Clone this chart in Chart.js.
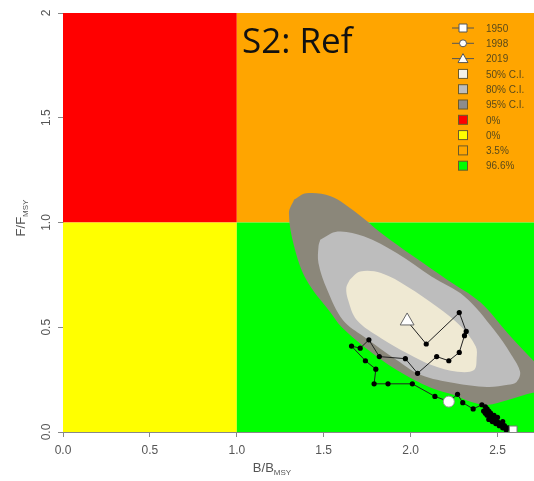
<!DOCTYPE html>
<html>
<head>
<meta charset="utf-8">
<script src="https://cdn.jsdelivr.net/npm/chart.js@4.4.1/dist/chart.umd.min.js"></script>
<style>
  html, body { margin: 0; padding: 0; background: #fff; }
  #wrap { width: 534px; height: 481px; }
</style>
</head>
<body>
<div id="wrap"><canvas id="kobe" width="534" height="481"></canvas></div>
<script>
// ---- data ----
const xMin = 0, xMax = 2.71;
const yMin = 0, yMax = 2;
const refB = 1, refF = 1;
const yTickLabels = ['0.0', '0.5', '1.0', '1.5', '2'];

// stock trajectory B/Bmsy and F/Fmsy, 1950 -> 2019
const trajB = [2.59, 2.56, 2.55, 2.54, 2.53, 2.52, 2.53, 2.51, 2.50, 2.49, 2.50, 2.48, 2.47, 2.48,
  2.46, 2.45, 2.46, 2.44, 2.45, 2.43, 2.44, 2.42, 2.43, 2.41, 2.36, 2.30, 2.27, 2.22,
  2.14, 2.01, 1.87, 1.79, 1.80, 1.74, 1.66, 1.71, 1.76, 1.82, 1.97, 2.04, 2.15, 2.22,
  2.28, 2.31, 2.32, 2.28, 2.09, 1.98];
const trajF = [0.01, 0.02, 0.01, 0.03, 0.02, 0.04, 0.05, 0.03, 0.05, 0.04, 0.07, 0.06, 0.05, 0.08,
  0.07, 0.06, 0.09, 0.08, 0.10, 0.09, 0.11, 0.10, 0.12, 0.13, 0.11, 0.14, 0.18, 0.145,
  0.17, 0.23, 0.23, 0.23, 0.30, 0.34, 0.41, 0.40, 0.44, 0.36, 0.35, 0.28, 0.36, 0.34,
  0.38, 0.46, 0.48, 0.57, 0.42, 0.53];
const markYears = ['1950', '1998', '2019'];
const markB = [2.59, 2.22, 1.98];
const markF = [0.01, 0.145, 0.53];

// confidence regions of the final year
const ci95B = [1.33, 1.40, 1.54, 1.69, 1.83, 2.02, 2.21, 2.40, 2.56, 2.72, 2.80, 2.80, 2.72, 2.56, 2.44,
  2.35, 2.25, 2.12, 1.92, 1.73, 1.60, 1.54, 1.40, 1.33, 1.30, 1.33];
const ci95F = [1.11, 1.14, 1.125, 1.045, 0.95, 0.836, 0.727, 0.62, 0.47, 0.33, 0.28, 0.19, 0.19, 0.153, 0.129,
  0.143, 0.177, 0.21, 0.296, 0.408, 0.503, 0.569, 0.727, 0.886, 1.045, 1.11];
const ci80B = [1.48, 1.58, 1.73, 1.92, 2.12, 2.31, 2.48, 2.58, 2.63, 2.61, 2.56, 2.44, 2.25, 2.06,
  1.92, 1.73, 1.61, 1.52, 1.47, 1.47, 1.48];
const ci80F = [0.918, 0.957, 0.934, 0.854, 0.742, 0.647, 0.488, 0.368, 0.287, 0.239, 0.225, 0.215, 0.234, 0.272,
  0.344, 0.456, 0.535, 0.679, 0.806, 0.886, 0.918];
const ci50B = [1.65, 1.71, 1.83, 1.98, 2.15, 2.29, 2.375, 2.38, 2.365, 2.27, 2.12, 1.98, 1.83, 1.69,
  1.64, 1.63, 1.65];
const ci50F = [0.727, 0.766, 0.759, 0.695, 0.599, 0.503, 0.408, 0.354, 0.296, 0.288, 0.32, 0.376, 0.448, 0.535,
  0.631, 0.688, 0.727];

const legendLabels = ['1950', '1998', '2019', '50% C.I.', '80% C.I.', '95% C.I.', '0%', '0%', '3.5%', '96.6%'];

// ---- styling ----
const quadColors = { red: '#FF0000', yellow: '#FFFF00', orange: '#FFA500', green: '#00FF00' };
const ciColors = ['#EFE9D3', '#BDBDBD', '#8B877A'];
const legendFills = ['#FFFFFF', '#FFFFFF', '#FFFFFF', '#F4F1E6', '#BDBDBD', '#8C8C8C',
  quadColors.red, quadColors.yellow, quadColors.orange, quadColors.green];
const legendShapes = ['rect', 'circle', 'triangle', 'box', 'box', 'box', 'box', 'box', 'box', 'box'];

const pts = (xs, ys) => xs.map((x, i) => ({ x: x, y: ys[i] }));

const quadrantPlugin = {
  id: 'quadrants',
  beforeDatasetsDraw(chart) {
    const { ctx, chartArea: a, scales: { x, y } } = chart;
    const px = x.getPixelForValue(refB);
    const py = y.getPixelForValue(refF);
    ctx.save();
    ctx.fillStyle = quadColors.red;    ctx.fillRect(a.left, a.top, px - a.left, py - a.top);
    ctx.fillStyle = quadColors.orange; ctx.fillRect(px, a.top, a.right - px, py - a.top);
    ctx.fillStyle = quadColors.yellow; ctx.fillRect(a.left, py, px - a.left, a.bottom - py);
    ctx.fillStyle = quadColors.green;  ctx.fillRect(px, py, a.right - px, a.bottom - py);
    ctx.restore();
  }
};

const textPlugin = {
  id: 'texts',
  afterDraw(chart) {
    const { ctx, scales: { x, y } } = chart;
    ctx.save();
    // y tick labels, rotated like R
    ctx.fillStyle = '#555';
    ctx.font = '12px "Liberation Sans", Arial, sans-serif';
    ctx.textAlign = 'center';
    ctx.textBaseline = 'middle';
    y.ticks.forEach((t, i) => {
      ctx.save();
      ctx.translate(47, y.getPixelForValue(t.value));
      ctx.rotate(-Math.PI / 2);
      ctx.fillText(yTickLabels[i], 0, 0);
      ctx.restore();
    });

    // axis titles with subscripts
    const sub = (main, s, fs) => {
      ctx.font = fs + 'px "Liberation Sans", Arial, sans-serif';
      const w1 = ctx.measureText(main).width;
      ctx.font = Math.round(fs * 0.62) + 'px "Liberation Sans", Arial, sans-serif';
      const w2 = ctx.measureText(s).width;
      return { w1, w2, total: w1 + w2 };
    };
    ctx.fillStyle = '#555';
    ctx.textAlign = 'left';
    ctx.textBaseline = 'alphabetic';
    let m = sub('B/B', 'MSY', 13);
    let x0 = 272 - m.total / 2;
    ctx.font = '13px "Liberation Sans", Arial, sans-serif';
    ctx.fillText('B/B', x0, 472);
    ctx.font = '8px "Liberation Sans", Arial, sans-serif';
    ctx.fillText('MSY', x0 + m.w1, 475);

    ctx.save();
    ctx.translate(25, 218);
    ctx.rotate(-Math.PI / 2);
    m = sub('F/F', 'MSY', 13);
    x0 = -m.total / 2;
    ctx.font = '13px "Liberation Sans", Arial, sans-serif';
    ctx.fillText('F/F', x0, 0);
    ctx.font = '8px "Liberation Sans", Arial, sans-serif';
    ctx.fillText('MSY', x0 + m.w1, 3);
    ctx.restore();

    // scenario title
    ctx.fillStyle = '#111';
    ctx.font = '35px "Open Sans", Lato, sans-serif';
    ctx.fillText('S2: Ref', 242, 53);

    // legend
    const lx = 463, tx = 486, ly0 = 28, step = 15.3;
    ctx.font = '10px "Liberation Sans", Arial, sans-serif';
    ctx.textBaseline = 'middle';
    legendLabels.forEach((lab, i) => {
      const cy = ly0 + i * step;
      const shape = legendShapes[i];
      ctx.strokeStyle = '#555';
      ctx.lineWidth = 1;
      if (shape !== 'box') {
        ctx.beginPath();
        ctx.moveTo(lx - 11, cy); ctx.lineTo(lx + 11, cy);
        ctx.stroke();
        ctx.fillStyle = legendFills[i];
        ctx.beginPath();
        if (shape === 'rect') ctx.rect(lx - 4, cy - 4, 8, 8);
        else if (shape === 'circle') ctx.arc(lx, cy, 3.5, 0, Math.PI * 2);
        else { ctx.moveTo(lx, cy - 5); ctx.lineTo(lx + 5, cy + 4); ctx.lineTo(lx - 5, cy + 4); ctx.closePath(); }
        ctx.fill(); ctx.stroke();
      } else {
        ctx.fillStyle = legendFills[i];
        ctx.fillRect(lx - 4.5, cy - 4.5, 9, 9);
        ctx.strokeStyle = '#6b5a2a';
        ctx.strokeRect(lx - 4.5, cy - 4.5, 9, 9);
      }
      ctx.fillStyle = '#5a4a1a';
      ctx.fillText(lab, tx, cy + 1);
    });
    ctx.restore();
  }
};

const region = (xs, ys, color, ord) => ({
  data: pts(xs, ys),
  showLine: true,
  tension: 0.35,
  borderWidth: 0,
  borderColor: color,
  backgroundColor: color,
  fill: 'shape',
  pointRadius: 0,
  order: ord
});

new Chart(document.getElementById('kobe'), {
  type: 'scatter',
  data: {
    datasets: [
      region(ci95B, ci95F, ciColors[2], 6),
      region(ci80B, ci80F, ciColors[1], 5),
      region(ci50B, ci50F, ciColors[0], 4),
      {
        data: pts(trajB, trajF),
        showLine: true,
        borderColor: '#222',
        borderWidth: 1,
        pointRadius: 2.6,
        pointBackgroundColor: '#000',
        pointBorderColor: '#000',
        pointBorderWidth: 0,
        order: 3
      },
      {
        label: markYears[0],
        data: [{ x: markB[0], y: markF[0] }],
        pointStyle: 'rect', pointRadius: 5.5,
        pointBackgroundColor: '#fff', pointBorderColor: '#777', pointBorderWidth: 1,
        order: 2
      },
      {
        label: markYears[1],
        data: [{ x: markB[1], y: markF[1] }],
        pointStyle: 'circle', pointRadius: 5.5,
        pointBackgroundColor: '#fff', pointBorderColor: '#999', pointBorderWidth: 1,
        order: 1
      },
      {
        label: markYears[2],
        data: [{ x: markB[2], y: markF[2] }],
        pointStyle: 'triangle', pointRadius: 8,
        pointBackgroundColor: '#fff', pointBorderColor: '#666', pointBorderWidth: 1,
        order: 0
      }
    ]
  },
  options: {
    responsive: false,
    animation: false,
    devicePixelRatio: 1,
    layout: { autoPadding: false, padding: { top: 13, right: 0, left: 0, bottom: 0 } },
    plugins: { legend: { display: false }, tooltip: { enabled: false } },
    scales: {
      x: {
        min: xMin, max: xMax,
        ticks: {
          stepSize: 0.5, includeBounds: false,
          color: '#555', padding: 6,
          font: { family: '"Liberation Sans", Arial, sans-serif', size: 12 },
          callback: v => v.toFixed(1),
          maxRotation: 0
        },
        grid: { drawOnChartArea: false, drawTicks: true, tickLength: 5, color: '#888' },
        border: { display: true, color: '#888' },
        afterFit: s => { s.height = 49; s.paddingLeft = 0; s.paddingRight = 0; }
      },
      y: {
        min: yMin, max: yMax,
        ticks: { stepSize: 0.5, display: false },
        grid: { drawOnChartArea: false, drawTicks: true, tickLength: 5, color: '#888' },
        border: { display: true, color: '#888' },
        afterFit: s => { s.width = 63; }
      }
    }
  },
  plugins: [quadrantPlugin, textPlugin]
});
</script>
</body>
</html>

-=-=-=-=-

Written request ▸ Quote, please, every line of the material above from its start through the line that has "const yTickLabels = ['0.0', '0.5', '1.0', '1.5', '2'];", reproducing the words exactly and dropping any images.

The response ▸
Clone this chart in Chart.js.
<!DOCTYPE html>
<html>
<head>
<meta charset="utf-8">
<script src="https://cdn.jsdelivr.net/npm/chart.js@4.4.1/dist/chart.umd.min.js"></script>
<style>
  html, body { margin: 0; padding: 0; background: #fff; }
  #wrap { width: 534px; height: 481px; }
</style>
</head>
<body>
<div id="wrap"><canvas id="kobe" width="534" height="481"></canvas></div>
<script>
// ---- data ----
const xMin = 0, xMax = 2.71;
const yMin = 0, yMax = 2;
const refB = 1, refF = 1;
const yTickLabels = ['0.0', '0.5', '1.0', '1.5', '2'];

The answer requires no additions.